El lunes pasado, 17 de julio de 2023, se cumplieron veinte años de que nos mudamos de la Ciudad de México a León. Se me fueron como un suspiro, me cae, a pesar de que lo único que me agrada de la ciudad es el Parque Metropolitano; sí, ese donde tengo la inveterada costumbre de correr cada tercer día desde entonces. Afortunadamente la familia es mucho más divertida que yo. Los niños llegaron a terminar su educación básica y media superior, y se graduaron con honores en el Tec de Monterrey, Caro, y en La Salle Bajío, Raúl, mientras Elena consolidaba su negocio para el día con día.
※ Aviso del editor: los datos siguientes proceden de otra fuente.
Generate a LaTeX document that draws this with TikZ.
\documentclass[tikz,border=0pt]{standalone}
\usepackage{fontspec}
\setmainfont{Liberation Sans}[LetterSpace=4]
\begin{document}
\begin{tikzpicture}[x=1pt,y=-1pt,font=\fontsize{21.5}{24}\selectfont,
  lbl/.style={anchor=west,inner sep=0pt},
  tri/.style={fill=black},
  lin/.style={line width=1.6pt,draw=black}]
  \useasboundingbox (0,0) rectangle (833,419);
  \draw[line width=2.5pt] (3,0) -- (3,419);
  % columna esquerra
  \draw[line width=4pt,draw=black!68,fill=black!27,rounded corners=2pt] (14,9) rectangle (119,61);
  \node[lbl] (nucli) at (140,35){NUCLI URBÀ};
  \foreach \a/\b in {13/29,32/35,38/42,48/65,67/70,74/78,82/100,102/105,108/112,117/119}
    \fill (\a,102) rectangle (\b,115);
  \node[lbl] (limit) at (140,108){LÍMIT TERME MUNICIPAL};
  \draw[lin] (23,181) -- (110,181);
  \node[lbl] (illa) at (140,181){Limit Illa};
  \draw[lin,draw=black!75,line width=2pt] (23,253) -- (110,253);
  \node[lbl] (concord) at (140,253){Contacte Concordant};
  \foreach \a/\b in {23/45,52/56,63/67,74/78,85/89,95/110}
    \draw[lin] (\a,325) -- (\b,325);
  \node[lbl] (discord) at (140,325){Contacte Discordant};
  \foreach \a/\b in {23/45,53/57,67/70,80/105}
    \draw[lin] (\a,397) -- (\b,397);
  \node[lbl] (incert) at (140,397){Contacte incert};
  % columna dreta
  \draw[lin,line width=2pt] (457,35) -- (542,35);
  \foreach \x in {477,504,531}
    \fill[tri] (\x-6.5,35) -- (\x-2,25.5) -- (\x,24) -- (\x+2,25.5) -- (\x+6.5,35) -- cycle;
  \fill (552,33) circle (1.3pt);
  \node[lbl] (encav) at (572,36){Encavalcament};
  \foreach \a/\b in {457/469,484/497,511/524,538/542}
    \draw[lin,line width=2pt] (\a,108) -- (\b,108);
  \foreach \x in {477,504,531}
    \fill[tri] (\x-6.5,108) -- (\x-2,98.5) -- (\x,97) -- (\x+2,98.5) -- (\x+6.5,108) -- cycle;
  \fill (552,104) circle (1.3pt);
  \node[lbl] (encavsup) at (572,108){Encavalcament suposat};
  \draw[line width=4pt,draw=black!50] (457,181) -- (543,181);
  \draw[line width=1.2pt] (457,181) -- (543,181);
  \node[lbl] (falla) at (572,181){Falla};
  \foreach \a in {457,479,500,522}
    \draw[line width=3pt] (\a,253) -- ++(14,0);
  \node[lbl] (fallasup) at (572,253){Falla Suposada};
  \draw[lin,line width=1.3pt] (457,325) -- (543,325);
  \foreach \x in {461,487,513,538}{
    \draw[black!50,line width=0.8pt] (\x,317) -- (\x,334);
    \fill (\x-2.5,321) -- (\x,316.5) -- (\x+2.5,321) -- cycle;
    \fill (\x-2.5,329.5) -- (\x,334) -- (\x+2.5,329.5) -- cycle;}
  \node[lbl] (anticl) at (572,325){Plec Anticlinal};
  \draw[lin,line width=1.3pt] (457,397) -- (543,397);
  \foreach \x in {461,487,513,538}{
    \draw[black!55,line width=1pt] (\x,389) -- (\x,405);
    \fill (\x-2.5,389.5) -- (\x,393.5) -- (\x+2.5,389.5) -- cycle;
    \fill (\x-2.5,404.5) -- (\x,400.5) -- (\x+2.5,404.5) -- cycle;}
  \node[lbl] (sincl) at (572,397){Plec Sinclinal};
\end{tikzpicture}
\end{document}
Sus clientes la adoran.
A mí, lo único que me mantiene más o menos motivado es el mentado parque. Recuerdo una “madrugada”, hace como quince años, cuando yo era todavía muy veloz, cómo rebasé a un pelotón como de veinte jóvenes profesionistas que era la única hora del día que encontraban propicia para ejercitarse. Cuando pasé a su lado, uno de ellos me lanzó un entusiasta “buenos días”, que ignoré (mamón que ¿era?, pues según mi creer iba yo a ejercitarme, no a socializar). Nunca lo debí haber hecho, ya que en seguida otro gritó “good morning”, y aún un tercero “buongiorno”, y así continuaron con el infaltable “bon jour”, el áspero “gutten morgen” y hasta el ruso “dobre utra”. En pocas palabras, me agarraron de botana y, todos, muertos de risa.
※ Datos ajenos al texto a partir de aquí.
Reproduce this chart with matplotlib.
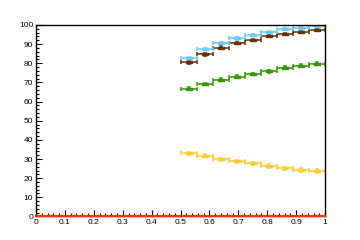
'''
Efficiency-style histograms, ROOT look.
'''

import numpy as np
import matplotlib
matplotlib.use('Agg')
import matplotlib.pyplot as plt
from matplotlib.ticker import MultipleLocator, FixedFormatter, FixedLocator

plt.rcParams['font.family'] = ['Liberation Sans', 'DejaVu Sans']

# bin centres (9 bins from 0.5 to 1.0)
bin_centers = [0.5278, 0.5833, 0.6389, 0.6944, 0.75, 0.8056, 0.8611, 0.9167, 0.9722]
bin_half = 0.5 / 9 / 2

cyan_vals = [82.9, 87.3, 90.4, 93.0, 94.6, 96.3, 97.9, 98.4, 99.3]
brown_vals = [80.5, 84.7, 88.2, 90.4, 92.2, 94.1, 95.5, 96.3, 97.2]
green_vals = [66.8, 69.2, 71.5, 73.0, 74.4, 75.8, 77.6, 78.6, 79.7]
yellow_vals = [33.1, 31.7, 29.9, 28.9, 27.8, 26.4, 25.2, 24.2, 23.7]

cyan_err = [0.6, 0.6, 0.6, 0.6, 0.5, 0.5, 0.5, 0.4, 0.4]
brown_err = [0.7, 0.7, 0.7, 0.6, 0.6, 0.6, 0.5, 0.5, 0.5]
green_err = [0.7, 0.7, 0.7, 0.7, 0.7, 0.7, 0.8, 0.8, 0.8]
yellow_err = [0.8, 0.8, 0.8, 0.8, 0.8, 1.0, 0.8, 1.0, 1.0]

zero_x = [0.0, 1.0]
zero_vals = [0.0, 0.0]

x_ticks = [0, 0.1, 0.2, 0.3, 0.4, 0.5, 0.6, 0.7, 0.8, 0.9, 1]
x_labels = ['0', '0.1', '0.2', '0.3', '0.4', '0.5', '0.6', '0.7', '0.8', '0.9', '1']
y_ticks = [0, 10, 20, 30, 40, 50, 60, 70, 80, 90, 100]
y_labels = ['0', '10', '20', '30', '40', '50', '60', '70', '80', '90', '100']

fig = plt.figure(figsize=(3.6, 2.4), dpi=100)
ax = fig.add_axes([0.1, 0.098, 0.803, 0.798])

rect = [(-1, -0.45), (1, -0.45), (1, 0.45), (-1, 0.45), (-1, -0.45)]

series = [
    (yellow_vals, yellow_err, '#ffcc33'),
    (green_vals, green_err, '#339900'),
    (brown_vals, brown_err, '#663300'),
    (cyan_vals, cyan_err, '#66ccff'),
]
for vals, errs, col in series:
    ax.errorbar(bin_centers, vals, xerr=bin_half, yerr=errs, fmt='none',
                ecolor=col, elinewidth=1.1, capsize=1.6, capthick=1.1)
    ax.plot(bin_centers, vals, linestyle='none', marker=rect, markersize=3.7,
            color=col)

ax.plot(zero_x, zero_vals, color='#ff3300', linewidth=1.6, clip_on=False, zorder=5)

ax.set_xlim(0, 1)
ax.set_ylim(0, 100)
ax.xaxis.set_major_locator(FixedLocator(x_ticks))
ax.xaxis.set_major_formatter(FixedFormatter(x_labels))
ax.yaxis.set_major_locator(FixedLocator(y_ticks))
ax.yaxis.set_major_formatter(FixedFormatter(y_labels))
ax.xaxis.set_minor_locator(MultipleLocator(0.02))
ax.yaxis.set_minor_locator(MultipleLocator(2))
ax.tick_params(which='both', direction='in', top=False, right=False,
               labelsize=6, width=0.8, pad=2)
ax.tick_params(which='major', length=4)
ax.tick_params(which='minor', length=2)
for s in ax.spines.values():
    s.set_linewidth(1.0)

fig.savefig('out.png', dpi=100)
Pero hubo uno que incluso me dio alcance y me dijo: “Oye, te he observado en alguna otra ocasión y me asombra lo rápido que corres, mira cómo nos has dejado muy atrás, ¿vienes todos los días?”. Le respondí que no, que cada tercer día, que le agradecía mucho su comentario. Nada que agradecer, me acotó, es un simple reconocimiento; a mantener la buena forma, me llamo Pablo Vizuet, encantado de conocerte. Igualmente, Pablo, le dije, Raúl Gutiérrez, para servirte, y sellamos nuestro diálogo con un fuerte apretón de manos, sí, así, corriendo y todo.
Esto constituyó un baño de humildad por parte de Pablo y todos esos muchachos que lo único que perseguían era ser amables y divertirse, mientras yo sufría corriendo.
Y así, mil otras vivencias con este parque durante estos veinte años de literal luna de miel. ¡Bendito dios!, diría el ateo.